Just two weeks after Uber and UN Women launched a partnership to create one-million jobs for women, the partnership evaporated. Following an angry letter urging UN Women to "dump" Uber, UN Women has done just that. But to what end?

The letter from the International Transport Workers' Federation (ITF) expresses outrage over promoting Uber's model -- a cashless, app-based driving service -- as a vehicle for gender equality. This model, according to the ITF, creates a "precarious workforce" by contracting with amateur, unprotected and independent drivers. "Women deserve better than a shallow public relations exercise and part-time jobs in the shadow economy," the letter states.

While we can all agree that Uber -- let alone the Uber + UN Women partnership -- is far from perfect, let's not lose sight of the bigger picture: The digital economy does have the power to democratize employment opportunities for women. But, to date, 200-million fewer women than men in developing countries have access to Internet-based economies.

Two hundred million.

If Uber can provide merely one-million opportunities for women to turn a digital platform into flexible employment, then we are, at the very least, headed in the right direction.

And then there's the other 199-million women.

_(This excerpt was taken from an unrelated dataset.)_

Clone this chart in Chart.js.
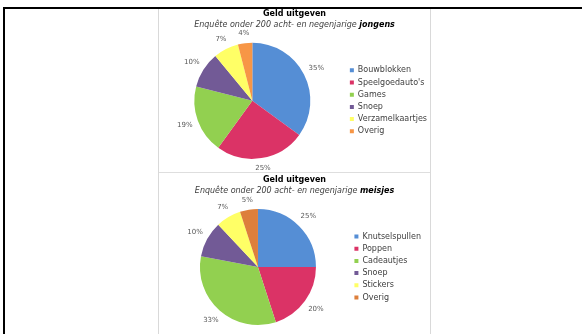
<!DOCTYPE html>
<html>
<head>
<meta charset="utf-8">
<script src="https://cdn.jsdelivr.net/npm/chart.js@4/dist/chart.umd.min.js"></script>
<style>
  html, body { margin: 0; padding: 0; background: #fff; }
  body { width: 582px; height: 334px; position: relative; overflow: hidden; }
  #kader { position: absolute; left: 3px; top: 7px; right: -10px; bottom: -10px;
           border-top: 2px solid #000; border-left: 2px solid #000; }
  #paneel { position: absolute; left: 158px; top: 9px; width: 271px; height: 340px;
            border-left: 1px solid #d9d9d9; border-right: 1px solid #d9d9d9; }
  #scheiding { position: absolute; left: 159px; top: 172px; width: 271px; height: 1px; background: #dedede; }
  canvas { position: absolute; }
</style>
</head>
<body>
<div id="kader"></div>
<div id="paneel"></div>
<div id="scheiding"></div>
<canvas id="jongens" width="280" height="163" style="left:159px; top:9px;"></canvas>
<canvas id="meisjes" width="280" height="161" style="left:159px; top:173px;"></canvas>
<script>
const titel = 'Geld uitgeven';
const onderschrift = 'Enquête onder 200 acht- en negenjarige ';

const jongensLabels = ['Bouwblokken', "Speelgoedauto's", 'Games', 'Snoep', 'Verzamelkaartjes', 'Overig'];
const jongensProcent = [35, 25, 19, 10, 7, 4];
const jongensKleuren = ['#558ed5', '#db3366', '#92d050', '#725a96', '#ffff66', '#f79646'];

const meisjesLabels = ['Knutselspullen', 'Poppen', 'Cadeautjes', 'Snoep', 'Stickers', 'Overig'];
const meisjesProcent = [25, 20, 33, 10, 7, 5];
const meisjesKleuren = ['#558ed5', '#db3366', '#92d050', '#725a96', '#ffff66', '#dd7f3b'];

const FONT = '"DejaVu Sans", Verdana, sans-serif';

// titel + cursief onderschrift met vetgedrukte groep
const kopPlugin = {
  id: 'kop',
  afterDraw(chart, args, opts) {
    const ctx = chart.ctx;
    const cx = opts.x;
    ctx.save();
    ctx.textBaseline = 'middle';
    ctx.textAlign = 'center';
    ctx.fillStyle = '#000';
    ctx.font = 'bold 8px ' + FONT;
    ctx.fillText(titel, cx, opts.y);

    const deel1 = 'italic 8px ' + FONT;
    const deel2 = 'italic bold 8px ' + FONT;
    ctx.font = deel1;
    const w1 = ctx.measureText(onderschrift).width;
    ctx.font = deel2;
    const w2 = ctx.measureText(opts.groep).width;
    let x = cx - (w1 + w2) / 2;
    ctx.textAlign = 'left';
    ctx.fillStyle = '#404040';
    ctx.font = deel1;
    ctx.fillText(onderschrift, x, opts.y + 10.5);
    ctx.fillStyle = '#000';
    ctx.font = deel2;
    ctx.fillText(opts.groep, x + w1, opts.y + 10.5);
    ctx.restore();
  }
};

// percentages buiten de taartpunten
const procentPlugin = {
  id: 'procent',
  afterDatasetsDraw(chart) {
    const ctx = chart.ctx;
    const meta = chart.getDatasetMeta(0);
    const waarden = chart.data.datasets[0].data;
    ctx.save();
    ctx.font = '7px ' + FONT;
    ctx.fillStyle = '#595959';
    ctx.textAlign = 'center';
    ctx.textBaseline = 'middle';
    meta.data.forEach((arc, i) => {
      const p = arc.getProps(['x', 'y', 'startAngle', 'endAngle', 'outerRadius'], true);
      const tekst = waarden[i] + '%';
      const half = ctx.measureText(tekst).width / 2;
      const mid = (p.startAngle + p.endAngle) / 2;
      const r = p.outerRadius + 5 + Math.abs(Math.cos(mid)) * half + Math.abs(Math.sin(mid)) * 4;
      ctx.fillText(tekst, p.x + Math.cos(mid) * r, p.y + Math.sin(mid) * r);
    });
    ctx.restore();
  }
};

function maakTaart(id, labels, waarden, kleuren, groep, padding, kopY) {
  return new Chart(document.getElementById(id), {
    type: 'pie',
    data: {
      labels: labels,
      datasets: [{
        data: waarden,
        backgroundColor: kleuren,
        borderWidth: 0
      }]
    },
    options: {
      responsive: false,
      animation: false,
      devicePixelRatio: 1,
      radius: 58,
      layout: { padding: padding },
      plugins: {
        tooltip: { enabled: false },
        kop: { x: 135.5, y: kopY, groep: groep },
        legend: {
          position: 'right',
          align: 'center',
          labels: {
            boxWidth: 4,
            boxHeight: 4,
            padding: 4.2,
            color: '#404040',
            font: { family: FONT, size: 8 }
          }
        }
      }
    },
    plugins: [kopPlugin, procentPlugin]
  });
}

maakTaart('jongens', jongensLabels, jongensProcent, jongensKleuren, 'jongens',
  { left: 0, right: 2, top: 28, bottom: 7.4 }, 5);
maakTaart('meisjes', meisjesLabels, meisjesProcent, meisjesKleuren, 'meisjes',
  { left: 6.7, right: 8, top: 30, bottom: 3 }, 7);
</script>
</body>
</html>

The fact is, we don't have the luxury of excluding big players like Uber, not when extreme poverty continues to disproportionally affect women in the developing world. Looking just at Kenya -- whose first female Uber driver was featured in the Uber + UN Women promotional video -- the minimum wage is less than $2 per day, and women are half as likely as men to hold wage-earning jobs. Put another way, if a Kenyan woman earns the minimum wage, it would take nearly four months for her to save up for driving lessons (a requirement for a license) and two and a half months to afford a smartphone. Not to mention the cost of a car and the monthly costs associated with a phone plan, car maintenance, gas and insurance.

Finally, let's not forget that 40 per cent of Kenyan births go unregistered, particularly babies born in remote/rural areas.

Particularly babies who are girls.

If a Kenyan girl is not registered at birth, she will not have the necessary paperwork to go to school, let alone to obtain a driver's license when she is 18. She will not have the chance to be an Uber driver.

I applaud Uber taking a stand for gender equality, and it is important to also recognize the human rights work that is still to be done if we truly wish to put women in the driver's seat. When corporations partner with grassroots women's organizations -- the women on the ground who ensure that baby girls are registered, that children are educated and that women have access to higher-paying jobs -- the possibilities are endless.

Creating one-million opportunities for female Uber drivers will not, alone, result in gender equality. But it is an example of how corporate partners can use both their influence and innovation within the digital economy to benefit women. Instead of discouraging partnerships, we should actively foster collaborations that provide women with opportunities on a digital scale -- both at the multilateral level and at the grassroots.

When the rubber hits the road, we have miles yet to go. But the first step is to start driving.